As with the yellow vest protest, while the government’s policy was wildly unpopular, the SGP was the only political party that sought to rally the vast, untapped opposition among workers and youth and arm it with a socialist and anti-war program. Vandreier also explained the powerful support that the SGP’s campaign has elicited among concerned students at university campuses across Germany.

Finally, Chris Marsden, the national secretary of the SEP of Britain, spoke to underscore that the eruption of the yellow vest protests after a decade of deep capitalist crisis and war confirmed the fundamental conceptions of Leon Trotsky on the nature of capitalism and the capitalist crisis. As he wrote in the Transitional Program for the founding of the Fourth International 80 years ago in Paris, capitalism is in mortal crisis. The decisive question is that of revolutionary leadership in the international working class.

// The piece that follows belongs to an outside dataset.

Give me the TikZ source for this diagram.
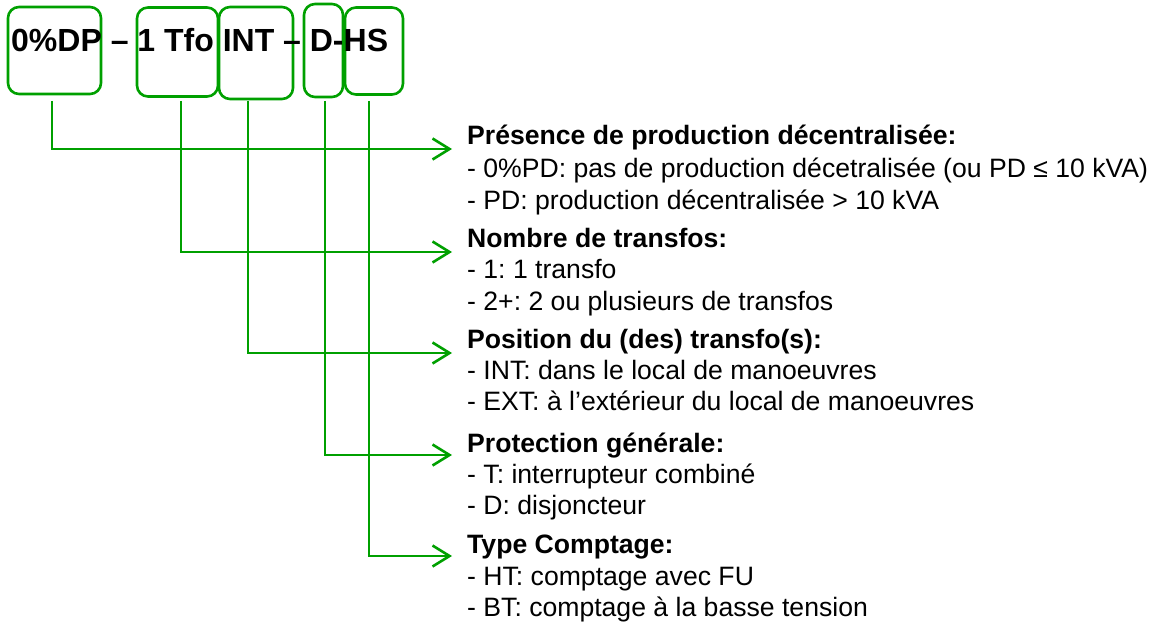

Marsden noted that for many yellow vest protesters, the term socialist might initially conjure up images of cynical careerists like President François Hollande of the Socialist Party. However, as they enter into struggle against the French and international financial aristocracy, the workers will be compelled to expropriate the wealth of the super-rich and build a workers’ state pursuing socialist policies.

Outlining the history of Trotskyism, Marsden stressed that it was based on its struggle against Stalinism, Pabloism and middle-class radicalism that the ICFI approached the working class and fought to rally it to a struggle for socialism. The ICFI’s history, he explained, was the demonstration that the record of social democracy, Stalinism and petty-bourgeois pseudo-left politics could not be attributed to Marxism, but rather to their hostility towards Marxism, socialism and the working class. The task now was to build the ICFI as the genuine Marxist vanguard in the working class.

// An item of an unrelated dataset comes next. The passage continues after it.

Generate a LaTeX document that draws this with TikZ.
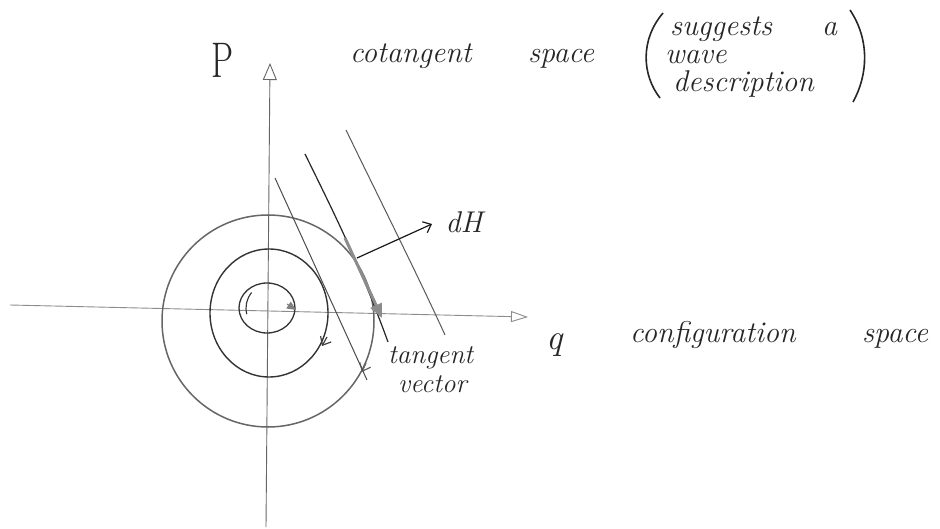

Speakers took questions on the role committees of action could play in workers’ struggles, the attitude of workers in Germany towards the shift of official politics towards the far-right, and the development and political character of the yellow vest movement.

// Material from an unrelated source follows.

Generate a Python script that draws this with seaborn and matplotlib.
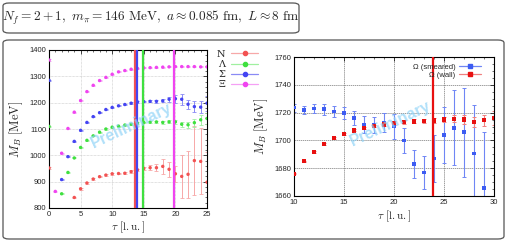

Audience members stayed after the formal end of the meeting to discuss political issues and buy literature from the PES.

One person attending the meeting, Andréa, said that while she lived in the Paris area and was not initially as concerned with fuel taxes because of the availability of mass transit, she still considered herself a “yellow vest.” She explained: “I’m of the same class, I have the same problems they do. I want a profound change for the working class. We must live and work in a better way. We are the ones who work and create the wealth, but we live on nothing.”

She said that the PES meeting was unique in that it tried to give a political and historical explanation of where the yellow vest protest movement came from and what it represented. She said: “It was a very constructive meeting, it allowed you to understand the movement and foresee what can happen later on. The yellow vests need more solid organization. We do not want this to be another protest that is carried out in a just cause, but then ultimately is doomed by an absence of organization and political will.”